What the exercise asks
Omit the pictures and return every entry exactly as written.

+++ The records +++

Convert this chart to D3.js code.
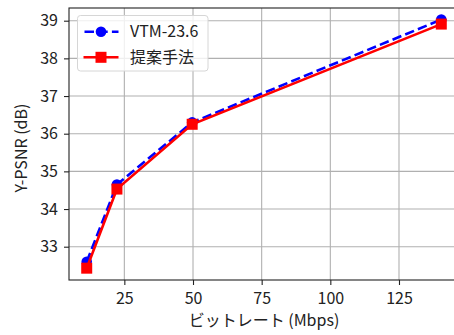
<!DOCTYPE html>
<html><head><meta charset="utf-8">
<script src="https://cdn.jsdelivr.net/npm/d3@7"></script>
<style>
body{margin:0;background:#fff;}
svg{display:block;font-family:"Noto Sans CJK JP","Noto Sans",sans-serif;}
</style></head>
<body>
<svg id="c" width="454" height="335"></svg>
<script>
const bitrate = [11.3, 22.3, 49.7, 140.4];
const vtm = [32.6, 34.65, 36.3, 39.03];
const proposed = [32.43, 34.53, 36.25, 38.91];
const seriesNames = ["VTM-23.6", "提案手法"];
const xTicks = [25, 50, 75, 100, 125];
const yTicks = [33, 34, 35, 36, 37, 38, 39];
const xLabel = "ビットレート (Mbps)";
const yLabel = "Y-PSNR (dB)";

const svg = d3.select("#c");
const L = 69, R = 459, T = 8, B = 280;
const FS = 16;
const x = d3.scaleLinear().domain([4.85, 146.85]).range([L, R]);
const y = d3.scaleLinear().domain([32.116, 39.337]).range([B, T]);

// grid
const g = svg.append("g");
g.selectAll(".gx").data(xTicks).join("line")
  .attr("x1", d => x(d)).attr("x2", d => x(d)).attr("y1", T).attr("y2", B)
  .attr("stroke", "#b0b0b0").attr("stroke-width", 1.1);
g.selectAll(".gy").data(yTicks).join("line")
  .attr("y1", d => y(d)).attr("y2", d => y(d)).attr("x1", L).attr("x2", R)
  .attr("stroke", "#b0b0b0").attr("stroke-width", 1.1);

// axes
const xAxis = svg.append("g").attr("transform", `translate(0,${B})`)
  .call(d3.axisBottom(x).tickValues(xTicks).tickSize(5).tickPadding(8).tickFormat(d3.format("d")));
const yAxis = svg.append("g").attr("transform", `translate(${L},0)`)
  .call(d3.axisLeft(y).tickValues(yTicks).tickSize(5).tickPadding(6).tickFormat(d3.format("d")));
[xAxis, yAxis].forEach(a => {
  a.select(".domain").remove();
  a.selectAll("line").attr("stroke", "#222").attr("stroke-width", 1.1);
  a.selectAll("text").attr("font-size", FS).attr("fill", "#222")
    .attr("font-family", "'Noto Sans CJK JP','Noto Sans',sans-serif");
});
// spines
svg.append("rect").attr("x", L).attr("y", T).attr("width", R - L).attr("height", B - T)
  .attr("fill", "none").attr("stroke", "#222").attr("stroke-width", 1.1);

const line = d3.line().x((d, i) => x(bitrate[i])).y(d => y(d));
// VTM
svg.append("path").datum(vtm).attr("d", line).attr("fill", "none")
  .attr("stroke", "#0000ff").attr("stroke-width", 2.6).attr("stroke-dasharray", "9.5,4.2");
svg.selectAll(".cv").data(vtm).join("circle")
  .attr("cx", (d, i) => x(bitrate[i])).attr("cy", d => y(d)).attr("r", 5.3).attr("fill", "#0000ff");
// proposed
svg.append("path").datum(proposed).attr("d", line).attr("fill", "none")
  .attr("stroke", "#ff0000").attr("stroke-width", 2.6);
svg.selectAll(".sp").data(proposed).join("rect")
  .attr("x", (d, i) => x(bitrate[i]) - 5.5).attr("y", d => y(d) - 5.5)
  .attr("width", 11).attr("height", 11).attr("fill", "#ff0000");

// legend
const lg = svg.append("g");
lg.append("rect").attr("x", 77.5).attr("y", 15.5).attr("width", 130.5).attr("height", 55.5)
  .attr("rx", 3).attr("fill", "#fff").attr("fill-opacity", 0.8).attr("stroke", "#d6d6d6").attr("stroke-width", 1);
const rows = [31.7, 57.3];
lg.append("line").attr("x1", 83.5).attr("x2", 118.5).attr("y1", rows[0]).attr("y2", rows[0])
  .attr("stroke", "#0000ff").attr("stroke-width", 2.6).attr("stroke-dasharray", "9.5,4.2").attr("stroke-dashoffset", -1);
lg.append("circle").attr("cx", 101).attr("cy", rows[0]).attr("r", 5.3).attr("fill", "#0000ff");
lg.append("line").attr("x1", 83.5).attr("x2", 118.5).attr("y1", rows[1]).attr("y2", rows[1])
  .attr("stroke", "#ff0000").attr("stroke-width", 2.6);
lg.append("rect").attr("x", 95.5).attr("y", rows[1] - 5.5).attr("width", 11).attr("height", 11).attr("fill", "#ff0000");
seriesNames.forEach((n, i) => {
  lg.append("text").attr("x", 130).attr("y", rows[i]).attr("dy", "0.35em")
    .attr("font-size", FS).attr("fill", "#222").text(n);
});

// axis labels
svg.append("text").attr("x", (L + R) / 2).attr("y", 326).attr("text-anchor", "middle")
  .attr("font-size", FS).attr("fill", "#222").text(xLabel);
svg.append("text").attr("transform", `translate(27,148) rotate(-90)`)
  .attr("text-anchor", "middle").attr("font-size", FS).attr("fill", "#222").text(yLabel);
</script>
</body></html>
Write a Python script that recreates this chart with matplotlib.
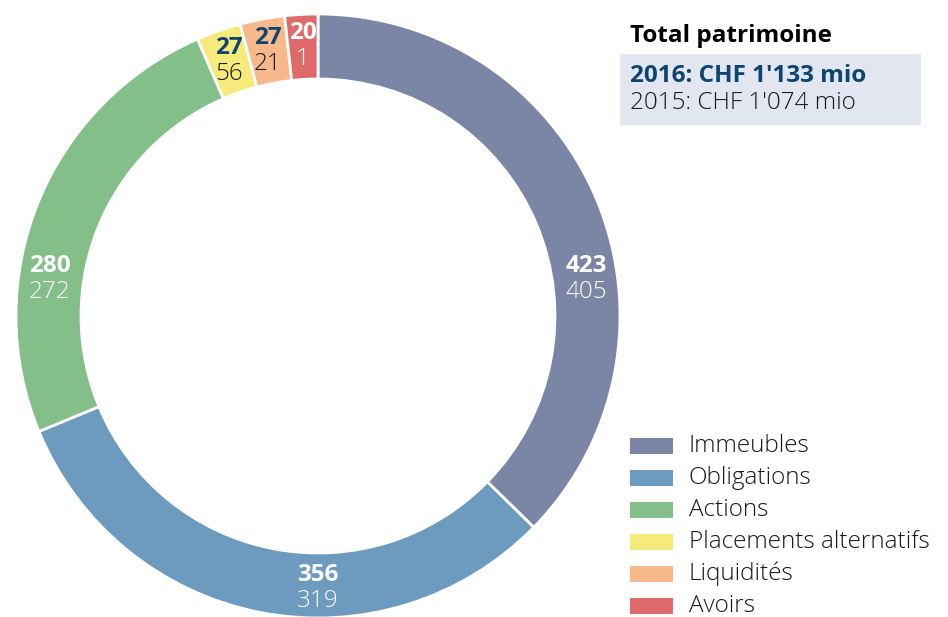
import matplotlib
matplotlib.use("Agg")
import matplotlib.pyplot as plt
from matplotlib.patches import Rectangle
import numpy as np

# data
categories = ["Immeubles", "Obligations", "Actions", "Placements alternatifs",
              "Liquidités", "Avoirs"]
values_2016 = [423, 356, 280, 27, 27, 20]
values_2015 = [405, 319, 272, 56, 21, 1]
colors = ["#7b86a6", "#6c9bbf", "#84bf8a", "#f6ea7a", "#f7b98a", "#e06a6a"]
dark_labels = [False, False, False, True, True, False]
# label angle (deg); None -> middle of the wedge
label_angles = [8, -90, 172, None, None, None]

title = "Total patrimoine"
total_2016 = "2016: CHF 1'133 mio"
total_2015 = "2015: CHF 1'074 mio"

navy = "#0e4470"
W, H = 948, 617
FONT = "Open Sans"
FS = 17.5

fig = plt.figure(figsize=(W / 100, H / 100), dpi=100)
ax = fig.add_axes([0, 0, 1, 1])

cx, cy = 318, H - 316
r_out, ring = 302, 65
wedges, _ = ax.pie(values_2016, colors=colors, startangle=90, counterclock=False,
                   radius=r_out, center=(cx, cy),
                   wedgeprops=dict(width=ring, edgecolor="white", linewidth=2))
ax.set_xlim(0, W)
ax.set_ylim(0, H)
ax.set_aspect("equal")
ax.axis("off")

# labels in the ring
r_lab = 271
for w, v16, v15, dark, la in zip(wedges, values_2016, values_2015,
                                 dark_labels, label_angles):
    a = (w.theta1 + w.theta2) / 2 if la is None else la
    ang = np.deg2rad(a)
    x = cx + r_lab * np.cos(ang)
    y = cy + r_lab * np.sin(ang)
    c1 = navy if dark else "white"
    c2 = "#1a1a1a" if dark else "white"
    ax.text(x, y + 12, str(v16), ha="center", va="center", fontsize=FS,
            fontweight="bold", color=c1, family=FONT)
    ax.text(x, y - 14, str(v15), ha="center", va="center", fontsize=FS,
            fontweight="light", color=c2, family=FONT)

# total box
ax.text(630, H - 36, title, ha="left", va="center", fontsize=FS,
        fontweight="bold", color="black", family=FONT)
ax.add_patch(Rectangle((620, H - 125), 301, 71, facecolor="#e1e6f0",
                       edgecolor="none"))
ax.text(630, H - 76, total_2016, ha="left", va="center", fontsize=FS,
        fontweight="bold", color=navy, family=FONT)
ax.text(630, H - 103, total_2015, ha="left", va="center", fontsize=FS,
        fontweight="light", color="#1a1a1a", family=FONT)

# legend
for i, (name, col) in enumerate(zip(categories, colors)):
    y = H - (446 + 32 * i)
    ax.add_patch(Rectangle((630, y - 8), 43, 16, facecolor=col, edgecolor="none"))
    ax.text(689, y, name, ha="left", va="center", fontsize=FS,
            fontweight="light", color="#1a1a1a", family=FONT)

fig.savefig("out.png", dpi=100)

+++

Result
Convert this chart to D3.js code.
<!DOCTYPE html>
<html><head><meta charset="utf-8">
<script src="https://cdn.jsdelivr.net/npm/d3@7"></script>
<style>
body{margin:0;background:#fff;}
svg{display:block;font-family:"Noto Sans CJK JP","Noto Sans",sans-serif;}
</style></head>
<body>
<svg id="c" width="454" height="335"></svg>
<script>
const bitrate = [11.3, 22.3, 49.7, 140.4];
const vtm = [32.6, 34.65, 36.3, 39.03];
const proposed = [32.43, 34.53, 36.25, 38.91];
const seriesNames = ["VTM-23.6", "提案手法"];
const xTicks = [25, 50, 75, 100, 125];
const yTicks = [33, 34, 35, 36, 37, 38, 39];
const xLabel = "ビットレート (Mbps)";
const yLabel = "Y-PSNR (dB)";

const svg = d3.select("#c");
const L = 69, R = 459, T = 8, B = 280;
const FS = 16;
const x = d3.scaleLinear().domain([4.85, 146.85]).range([L, R]);
const y = d3.scaleLinear().domain([32.116, 39.337]).range([B, T]);

// grid
const g = svg.append("g");
g.selectAll(".gx").data(xTicks).join("line")
  .attr("x1", d => x(d)).attr("x2", d => x(d)).attr("y1", T).attr("y2", B)
  .attr("stroke", "#b0b0b0").attr("stroke-width", 1.1);
g.selectAll(".gy").data(yTicks).join("line")
  .attr("y1", d => y(d)).attr("y2", d => y(d)).attr("x1", L).attr("x2", R)
  .attr("stroke", "#b0b0b0").attr("stroke-width", 1.1);

// axes
const xAxis = svg.append("g").attr("transform", `translate(0,${B})`)
  .call(d3.axisBottom(x).tickValues(xTicks).tickSize(5).tickPadding(8).tickFormat(d3.format("d")));
const yAxis = svg.append("g").attr("transform", `translate(${L},0)`)
  .call(d3.axisLeft(y).tickValues(yTicks).tickSize(5).tickPadding(6).tickFormat(d3.format("d")));
[xAxis, yAxis].forEach(a => {
  a.select(".domain").remove();
  a.selectAll("line").attr("stroke", "#222").attr("stroke-width", 1.1);
  a.selectAll("text").attr("font-size", FS).attr("fill", "#222")
    .attr("font-family", "'Noto Sans CJK JP','Noto Sans',sans-serif");
});
// spines
svg.append("rect").attr("x", L).attr("y", T).attr("width", R - L).attr("height", B - T)
  .attr("fill", "none").attr("stroke", "#222").attr("stroke-width", 1.1);

const line = d3.line().x((d, i) => x(bitrate[i])).y(d => y(d));
// VTM
svg.append("path").datum(vtm).attr("d", line).attr("fill", "none")
  .attr("stroke", "#0000ff").attr("stroke-width", 2.6).attr("stroke-dasharray", "9.5,4.2");
svg.selectAll(".cv").data(vtm).join("circle")
  .attr("cx", (d, i) => x(bitrate[i])).attr("cy", d => y(d)).attr("r", 5.3).attr("fill", "#0000ff");
// proposed
svg.append("path").datum(proposed).attr("d", line).attr("fill", "none")
  .attr("stroke", "#ff0000").attr("stroke-width", 2.6);
svg.selectAll(".sp").data(proposed).join("rect")
  .attr("x", (d, i) => x(bitrate[i]) - 5.5).attr("y", d => y(d) - 5.5)
  .attr("width", 11).attr("height", 11).attr("fill", "#ff0000");

// legend
const lg = svg.append("g");
lg.append("rect").attr("x", 77.5).attr("y", 15.5).attr("width", 130.5).attr("height", 55.5)
  .attr("rx", 3).attr("fill", "#fff").attr("fill-opacity", 0.8).attr("stroke", "#d6d6d6").attr("stroke-width", 1);
const rows = [31.7, 57.3];
lg.append("line").attr("x1", 83.5).attr("x2", 118.5).attr("y1", rows[0]).attr("y2", rows[0])
  .attr("stroke", "#0000ff").attr("stroke-width", 2.6).attr("stroke-dasharray", "9.5,4.2").attr("stroke-dashoffset", -1);
lg.append("circle").attr("cx", 101).attr("cy", rows[0]).attr("r", 5.3).attr("fill", "#0000ff");
lg.append("line").attr("x1", 83.5).attr("x2", 118.5).attr("y1", rows[1]).attr("y2", rows[1])
  .attr("stroke", "#ff0000").attr("stroke-width", 2.6);
lg.append("rect").attr("x", 95.5).attr("y", rows[1] - 5.5).attr("width", 11).attr("height", 11).attr("fill", "#ff0000");
seriesNames.forEach((n, i) => {
  lg.append("text").attr("x", 130).attr("y", rows[i]).attr("dy", "0.35em")
    .attr("font-size", FS).attr("fill", "#222").text(n);
});

// axis labels
svg.append("text").attr("x", (L + R) / 2).attr("y", 326).attr("text-anchor", "middle")
  .attr("font-size", FS).attr("fill", "#222").text(xLabel);
svg.append("text").attr("transform", `translate(27,148) rotate(-90)`)
  .attr("text-anchor", "middle").attr("font-size", FS).attr("fill", "#222").text(yLabel);
</script>
</body></html>
Write a Python script that recreates this chart with matplotlib.
import matplotlib
matplotlib.use("Agg")
import matplotlib.pyplot as plt
from matplotlib.patches import Rectangle
import numpy as np

# data
categories = ["Immeubles", "Obligations", "Actions", "Placements alternatifs",
              "Liquidités", "Avoirs"]
values_2016 = [423, 356, 280, 27, 27, 20]
values_2015 = [405, 319, 272, 56, 21, 1]
colors = ["#7b86a6", "#6c9bbf", "#84bf8a", "#f6ea7a", "#f7b98a", "#e06a6a"]
dark_labels = [False, False, False, True, True, False]
# label angle (deg); None -> middle of the wedge
label_angles = [8, -90, 172, None, None, None]

title = "Total patrimoine"
total_2016 = "2016: CHF 1'133 mio"
total_2015 = "2015: CHF 1'074 mio"

navy = "#0e4470"
W, H = 948, 617
FONT = "Open Sans"
FS = 17.5

fig = plt.figure(figsize=(W / 100, H / 100), dpi=100)
ax = fig.add_axes([0, 0, 1, 1])

cx, cy = 318, H - 316
r_out, ring = 302, 65
wedges, _ = ax.pie(values_2016, colors=colors, startangle=90, counterclock=False,
                   radius=r_out, center=(cx, cy),
                   wedgeprops=dict(width=ring, edgecolor="white", linewidth=2))
ax.set_xlim(0, W)
ax.set_ylim(0, H)
ax.set_aspect("equal")
ax.axis("off")

# labels in the ring
r_lab = 271
for w, v16, v15, dark, la in zip(wedges, values_2016, values_2015,
                                 dark_labels, label_angles):
    a = (w.theta1 + w.theta2) / 2 if la is None else la
    ang = np.deg2rad(a)
    x = cx + r_lab * np.cos(ang)
    y = cy + r_lab * np.sin(ang)
    c1 = navy if dark else "white"
    c2 = "#1a1a1a" if dark else "white"
    ax.text(x, y + 12, str(v16), ha="center", va="center", fontsize=FS,
            fontweight="bold", color=c1, family=FONT)
    ax.text(x, y - 14, str(v15), ha="center", va="center", fontsize=FS,
            fontweight="light", color=c2, family=FONT)

# total box
ax.text(630, H - 36, title, ha="left", va="center", fontsize=FS,
        fontweight="bold", color="black", family=FONT)
ax.add_patch(Rectangle((620, H - 125), 301, 71, facecolor="#e1e6f0",
                       edgecolor="none"))
ax.text(630, H - 76, total_2016, ha="left", va="center", fontsize=FS,
        fontweight="bold", color=navy, family=FONT)
ax.text(630, H - 103, total_2015, ha="left", va="center", fontsize=FS,
        fontweight="light", color="#1a1a1a", family=FONT)

# legend
for i, (name, col) in enumerate(zip(categories, colors)):
    y = H - (446 + 32 * i)
    ax.add_patch(Rectangle((630, y - 8), 43, 16, facecolor=col, edgecolor="none"))
    ax.text(689, y, name, ha="left", va="center", fontsize=FS,
            fontweight="light", color="#1a1a1a", family=FONT)

fig.savefig("out.png", dpi=100)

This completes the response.